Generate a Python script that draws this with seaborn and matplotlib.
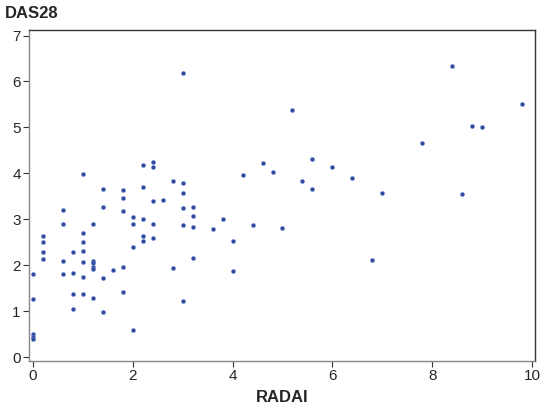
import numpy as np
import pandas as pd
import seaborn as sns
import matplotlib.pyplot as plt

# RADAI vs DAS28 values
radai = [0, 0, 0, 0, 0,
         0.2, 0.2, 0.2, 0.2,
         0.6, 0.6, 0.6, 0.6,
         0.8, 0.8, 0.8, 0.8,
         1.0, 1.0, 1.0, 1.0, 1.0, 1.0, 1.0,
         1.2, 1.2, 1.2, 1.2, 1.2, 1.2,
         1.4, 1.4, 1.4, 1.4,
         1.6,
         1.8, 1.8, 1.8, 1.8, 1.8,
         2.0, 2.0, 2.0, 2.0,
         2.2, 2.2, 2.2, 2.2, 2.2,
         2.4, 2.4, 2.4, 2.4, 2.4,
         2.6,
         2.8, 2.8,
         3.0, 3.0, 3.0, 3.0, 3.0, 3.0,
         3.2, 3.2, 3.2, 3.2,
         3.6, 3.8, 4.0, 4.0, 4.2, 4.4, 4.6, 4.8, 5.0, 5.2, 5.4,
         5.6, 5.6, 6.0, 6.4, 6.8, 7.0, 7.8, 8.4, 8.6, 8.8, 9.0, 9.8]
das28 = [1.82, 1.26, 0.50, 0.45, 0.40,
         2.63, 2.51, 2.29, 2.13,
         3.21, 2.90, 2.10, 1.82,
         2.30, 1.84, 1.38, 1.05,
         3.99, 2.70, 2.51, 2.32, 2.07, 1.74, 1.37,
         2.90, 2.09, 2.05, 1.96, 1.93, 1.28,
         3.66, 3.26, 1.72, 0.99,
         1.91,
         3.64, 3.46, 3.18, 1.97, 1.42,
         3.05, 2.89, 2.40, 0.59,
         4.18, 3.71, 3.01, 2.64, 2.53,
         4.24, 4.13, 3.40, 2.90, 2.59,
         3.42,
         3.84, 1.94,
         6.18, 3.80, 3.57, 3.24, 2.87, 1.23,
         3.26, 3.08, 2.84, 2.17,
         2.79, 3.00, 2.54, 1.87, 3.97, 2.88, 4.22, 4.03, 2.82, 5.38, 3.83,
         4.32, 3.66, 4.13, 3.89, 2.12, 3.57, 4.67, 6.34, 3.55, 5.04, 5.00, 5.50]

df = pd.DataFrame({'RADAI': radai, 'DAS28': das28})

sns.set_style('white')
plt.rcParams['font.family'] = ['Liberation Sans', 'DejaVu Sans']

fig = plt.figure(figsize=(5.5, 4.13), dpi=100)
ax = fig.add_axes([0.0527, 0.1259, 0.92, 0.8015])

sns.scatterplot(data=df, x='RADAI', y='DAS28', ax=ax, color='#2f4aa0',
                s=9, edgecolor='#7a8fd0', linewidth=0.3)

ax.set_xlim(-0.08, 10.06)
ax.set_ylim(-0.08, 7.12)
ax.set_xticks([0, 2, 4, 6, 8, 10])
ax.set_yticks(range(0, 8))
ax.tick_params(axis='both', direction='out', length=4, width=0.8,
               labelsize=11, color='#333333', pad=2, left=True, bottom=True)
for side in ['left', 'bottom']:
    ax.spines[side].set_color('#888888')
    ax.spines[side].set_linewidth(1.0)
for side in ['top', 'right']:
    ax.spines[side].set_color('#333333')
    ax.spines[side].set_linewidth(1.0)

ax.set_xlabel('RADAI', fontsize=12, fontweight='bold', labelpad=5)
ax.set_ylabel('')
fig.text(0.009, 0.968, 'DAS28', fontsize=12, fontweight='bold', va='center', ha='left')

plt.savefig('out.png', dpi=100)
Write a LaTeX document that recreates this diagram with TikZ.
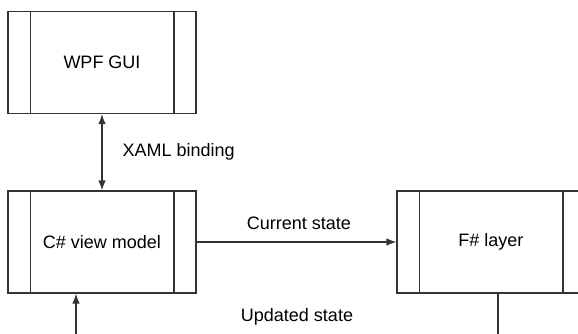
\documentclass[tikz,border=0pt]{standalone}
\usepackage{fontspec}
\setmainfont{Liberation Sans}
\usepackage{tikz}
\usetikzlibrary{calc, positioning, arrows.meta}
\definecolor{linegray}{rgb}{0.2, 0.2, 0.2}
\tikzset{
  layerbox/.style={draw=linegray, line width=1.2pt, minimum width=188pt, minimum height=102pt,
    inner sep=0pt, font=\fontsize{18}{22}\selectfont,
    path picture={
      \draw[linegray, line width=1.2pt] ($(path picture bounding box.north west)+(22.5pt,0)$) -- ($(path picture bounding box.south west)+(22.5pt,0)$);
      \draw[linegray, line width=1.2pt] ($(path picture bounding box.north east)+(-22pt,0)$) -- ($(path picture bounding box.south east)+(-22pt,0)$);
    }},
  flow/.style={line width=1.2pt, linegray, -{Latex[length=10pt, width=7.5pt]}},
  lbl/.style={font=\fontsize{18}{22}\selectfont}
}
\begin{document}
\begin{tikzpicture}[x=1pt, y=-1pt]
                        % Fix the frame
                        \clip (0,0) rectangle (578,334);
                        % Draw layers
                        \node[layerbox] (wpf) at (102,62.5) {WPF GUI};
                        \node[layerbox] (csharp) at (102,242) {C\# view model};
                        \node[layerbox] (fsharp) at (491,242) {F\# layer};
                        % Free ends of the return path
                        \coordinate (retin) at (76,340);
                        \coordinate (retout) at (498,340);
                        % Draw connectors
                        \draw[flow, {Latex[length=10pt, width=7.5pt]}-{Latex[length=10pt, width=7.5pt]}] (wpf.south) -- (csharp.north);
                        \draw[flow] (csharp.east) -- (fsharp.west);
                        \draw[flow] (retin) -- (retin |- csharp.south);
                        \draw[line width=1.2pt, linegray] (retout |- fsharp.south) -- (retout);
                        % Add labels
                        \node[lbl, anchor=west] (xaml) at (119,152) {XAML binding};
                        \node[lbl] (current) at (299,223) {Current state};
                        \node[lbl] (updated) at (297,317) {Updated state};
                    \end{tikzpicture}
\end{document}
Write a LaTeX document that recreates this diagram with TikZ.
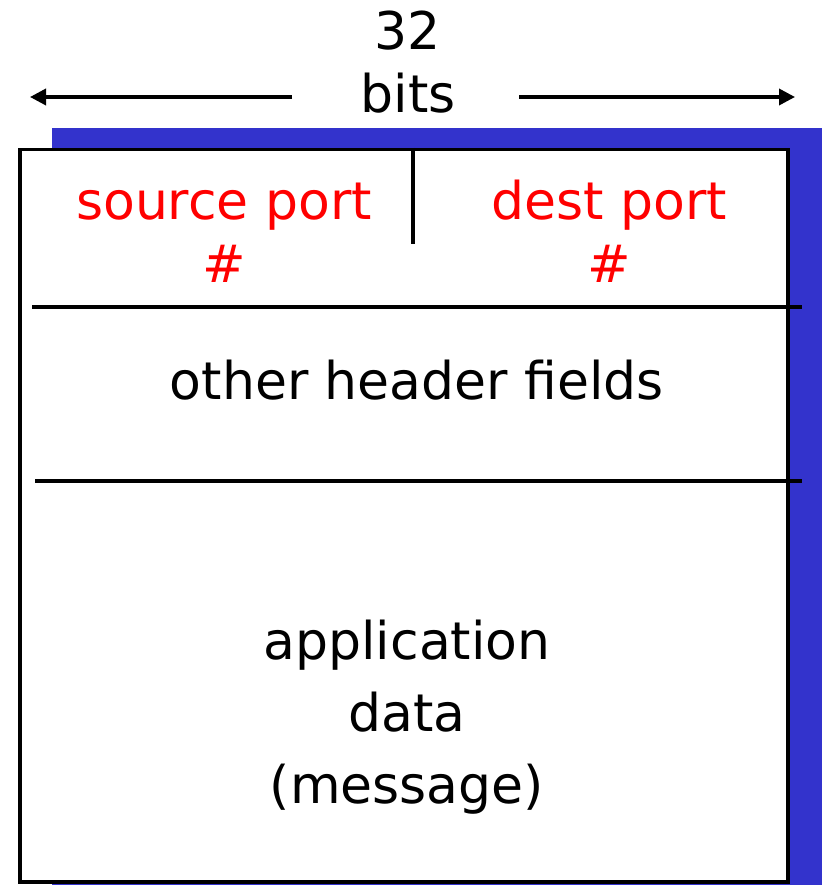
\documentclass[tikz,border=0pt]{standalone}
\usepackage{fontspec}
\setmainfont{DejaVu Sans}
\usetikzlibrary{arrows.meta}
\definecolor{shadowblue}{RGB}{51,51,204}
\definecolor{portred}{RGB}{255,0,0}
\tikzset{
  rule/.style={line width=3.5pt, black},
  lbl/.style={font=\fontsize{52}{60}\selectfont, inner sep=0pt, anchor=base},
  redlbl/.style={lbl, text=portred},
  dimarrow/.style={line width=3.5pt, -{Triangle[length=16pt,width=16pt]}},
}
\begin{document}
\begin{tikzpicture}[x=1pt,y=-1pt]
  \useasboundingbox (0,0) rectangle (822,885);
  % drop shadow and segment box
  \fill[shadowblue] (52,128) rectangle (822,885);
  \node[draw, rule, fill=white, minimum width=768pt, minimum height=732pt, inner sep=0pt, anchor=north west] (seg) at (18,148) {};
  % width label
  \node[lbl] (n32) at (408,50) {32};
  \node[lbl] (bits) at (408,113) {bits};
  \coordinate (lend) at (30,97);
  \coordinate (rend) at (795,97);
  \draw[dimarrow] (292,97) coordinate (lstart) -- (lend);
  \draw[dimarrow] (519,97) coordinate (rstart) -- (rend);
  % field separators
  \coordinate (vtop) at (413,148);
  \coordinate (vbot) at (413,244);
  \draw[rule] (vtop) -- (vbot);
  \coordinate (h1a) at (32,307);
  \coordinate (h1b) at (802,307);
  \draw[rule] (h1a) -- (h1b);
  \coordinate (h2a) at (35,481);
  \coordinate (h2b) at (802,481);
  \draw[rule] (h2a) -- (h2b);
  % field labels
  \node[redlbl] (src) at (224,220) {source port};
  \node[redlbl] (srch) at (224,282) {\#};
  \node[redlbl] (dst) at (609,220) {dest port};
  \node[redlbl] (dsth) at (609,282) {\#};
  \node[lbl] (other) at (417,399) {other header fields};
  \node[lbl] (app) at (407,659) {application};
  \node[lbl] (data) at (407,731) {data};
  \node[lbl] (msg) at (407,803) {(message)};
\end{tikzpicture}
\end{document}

####################

Your copy should hold every record word for word and none of the pictures.

Generate a Python script that draws this with seaborn and matplotlib.
import numpy as np
import pandas as pd
import seaborn as sns
import matplotlib.pyplot as plt

# RADAI vs DAS28 values
radai = [0, 0, 0, 0, 0,
         0.2, 0.2, 0.2, 0.2,
         0.6, 0.6, 0.6, 0.6,
         0.8, 0.8, 0.8, 0.8,
         1.0, 1.0, 1.0, 1.0, 1.0, 1.0, 1.0,
         1.2, 1.2, 1.2, 1.2, 1.2, 1.2,
         1.4, 1.4, 1.4, 1.4,
         1.6,
         1.8, 1.8, 1.8, 1.8, 1.8,
         2.0, 2.0, 2.0, 2.0,
         2.2, 2.2, 2.2, 2.2, 2.2,
         2.4, 2.4, 2.4, 2.4, 2.4,
         2.6,
         2.8, 2.8,
         3.0, 3.0, 3.0, 3.0, 3.0, 3.0,
         3.2, 3.2, 3.2, 3.2,
         3.6, 3.8, 4.0, 4.0, 4.2, 4.4, 4.6, 4.8, 5.0, 5.2, 5.4,
         5.6, 5.6, 6.0, 6.4, 6.8, 7.0, 7.8, 8.4, 8.6, 8.8, 9.0, 9.8]
das28 = [1.82, 1.26, 0.50, 0.45, 0.40,
         2.63, 2.51, 2.29, 2.13,
         3.21, 2.90, 2.10, 1.82,
         2.30, 1.84, 1.38, 1.05,
         3.99, 2.70, 2.51, 2.32, 2.07, 1.74, 1.37,
         2.90, 2.09, 2.05, 1.96, 1.93, 1.28,
         3.66, 3.26, 1.72, 0.99,
         1.91,
         3.64, 3.46, 3.18, 1.97, 1.42,
         3.05, 2.89, 2.40, 0.59,
         4.18, 3.71, 3.01, 2.64, 2.53,
         4.24, 4.13, 3.40, 2.90, 2.59,
         3.42,
         3.84, 1.94,
         6.18, 3.80, 3.57, 3.24, 2.87, 1.23,
         3.26, 3.08, 2.84, 2.17,
         2.79, 3.00, 2.54, 1.87, 3.97, 2.88, 4.22, 4.03, 2.82, 5.38, 3.83,
         4.32, 3.66, 4.13, 3.89, 2.12, 3.57, 4.67, 6.34, 3.55, 5.04, 5.00, 5.50]

df = pd.DataFrame({'RADAI': radai, 'DAS28': das28})

sns.set_style('white')
plt.rcParams['font.family'] = ['Liberation Sans', 'DejaVu Sans']

fig = plt.figure(figsize=(5.5, 4.13), dpi=100)
ax = fig.add_axes([0.0527, 0.1259, 0.92, 0.8015])

sns.scatterplot(data=df, x='RADAI', y='DAS28', ax=ax, color='#2f4aa0',
                s=9, edgecolor='#7a8fd0', linewidth=0.3)

ax.set_xlim(-0.08, 10.06)
ax.set_ylim(-0.08, 7.12)
ax.set_xticks([0, 2, 4, 6, 8, 10])
ax.set_yticks(range(0, 8))
ax.tick_params(axis='both', direction='out', length=4, width=0.8,
               labelsize=11, color='#333333', pad=2, left=True, bottom=True)
for side in ['left', 'bottom']:
    ax.spines[side].set_color('#888888')
    ax.spines[side].set_linewidth(1.0)
for side in ['top', 'right']:
    ax.spines[side].set_color('#333333')
    ax.spines[side].set_linewidth(1.0)

ax.set_xlabel('RADAI', fontsize=12, fontweight='bold', labelpad=5)
ax.set_ylabel('')
fig.text(0.009, 0.968, 'DAS28', fontsize=12, fontweight='bold', va='center', ha='left')

plt.savefig('out.png', dpi=100)
Write a LaTeX document that recreates this diagram with TikZ.
\documentclass[tikz,border=0pt]{standalone}
\usepackage{fontspec}
\setmainfont{Liberation Sans}
\usepackage{tikz}
\usetikzlibrary{calc, positioning, arrows.meta}
\definecolor{linegray}{rgb}{0.2, 0.2, 0.2}
\tikzset{
  layerbox/.style={draw=linegray, line width=1.2pt, minimum width=188pt, minimum height=102pt,
    inner sep=0pt, font=\fontsize{18}{22}\selectfont,
    path picture={
      \draw[linegray, line width=1.2pt] ($(path picture bounding box.north west)+(22.5pt,0)$) -- ($(path picture bounding box.south west)+(22.5pt,0)$);
      \draw[linegray, line width=1.2pt] ($(path picture bounding box.north east)+(-22pt,0)$) -- ($(path picture bounding box.south east)+(-22pt,0)$);
    }},
  flow/.style={line width=1.2pt, linegray, -{Latex[length=10pt, width=7.5pt]}},
  lbl/.style={font=\fontsize{18}{22}\selectfont}
}
\begin{document}
\begin{tikzpicture}[x=1pt, y=-1pt]
                        % Fix the frame
                        \clip (0,0) rectangle (578,334);
                        % Draw layers
                        \node[layerbox] (wpf) at (102,62.5) {WPF GUI};
                        \node[layerbox] (csharp) at (102,242) {C\# view model};
                        \node[layerbox] (fsharp) at (491,242) {F\# layer};
                        % Free ends of the return path
                        \coordinate (retin) at (76,340);
                        \coordinate (retout) at (498,340);
                        % Draw connectors
                        \draw[flow, {Latex[length=10pt, width=7.5pt]}-{Latex[length=10pt, width=7.5pt]}] (wpf.south) -- (csharp.north);
                        \draw[flow] (csharp.east) -- (fsharp.west);
                        \draw[flow] (retin) -- (retin |- csharp.south);
                        \draw[line width=1.2pt, linegray] (retout |- fsharp.south) -- (retout);
                        % Add labels
                        \node[lbl, anchor=west] (xaml) at (119,152) {XAML binding};
                        \node[lbl] (current) at (299,223) {Current state};
                        \node[lbl] (updated) at (297,317) {Updated state};
                    \end{tikzpicture}
\end{document}
Write a LaTeX document that recreates this diagram with TikZ.
\documentclass[tikz,border=0pt]{standalone}
\usepackage{fontspec}
\setmainfont{DejaVu Sans}
\usetikzlibrary{arrows.meta}
\definecolor{shadowblue}{RGB}{51,51,204}
\definecolor{portred}{RGB}{255,0,0}
\tikzset{
  rule/.style={line width=3.5pt, black},
  lbl/.style={font=\fontsize{52}{60}\selectfont, inner sep=0pt, anchor=base},
  redlbl/.style={lbl, text=portred},
  dimarrow/.style={line width=3.5pt, -{Triangle[length=16pt,width=16pt]}},
}
\begin{document}
\begin{tikzpicture}[x=1pt,y=-1pt]
  \useasboundingbox (0,0) rectangle (822,885);
  % drop shadow and segment box
  \fill[shadowblue] (52,128) rectangle (822,885);
  \node[draw, rule, fill=white, minimum width=768pt, minimum height=732pt, inner sep=0pt, anchor=north west] (seg) at (18,148) {};
  % width label
  \node[lbl] (n32) at (408,50) {32};
  \node[lbl] (bits) at (408,113) {bits};
  \coordinate (lend) at (30,97);
  \coordinate (rend) at (795,97);
  \draw[dimarrow] (292,97) coordinate (lstart) -- (lend);
  \draw[dimarrow] (519,97) coordinate (rstart) -- (rend);
  % field separators
  \coordinate (vtop) at (413,148);
  \coordinate (vbot) at (413,244);
  \draw[rule] (vtop) -- (vbot);
  \coordinate (h1a) at (32,307);
  \coordinate (h1b) at (802,307);
  \draw[rule] (h1a) -- (h1b);
  \coordinate (h2a) at (35,481);
  \coordinate (h2b) at (802,481);
  \draw[rule] (h2a) -- (h2b);
  % field labels
  \node[redlbl] (src) at (224,220) {source port};
  \node[redlbl] (srch) at (224,282) {\#};
  \node[redlbl] (dst) at (609,220) {dest port};
  \node[redlbl] (dsth) at (609,282) {\#};
  \node[lbl] (other) at (417,399) {other header fields};
  \node[lbl] (app) at (407,659) {application};
  \node[lbl] (data) at (407,731) {data};
  \node[lbl] (msg) at (407,803) {(message)};
\end{tikzpicture}
\end{document}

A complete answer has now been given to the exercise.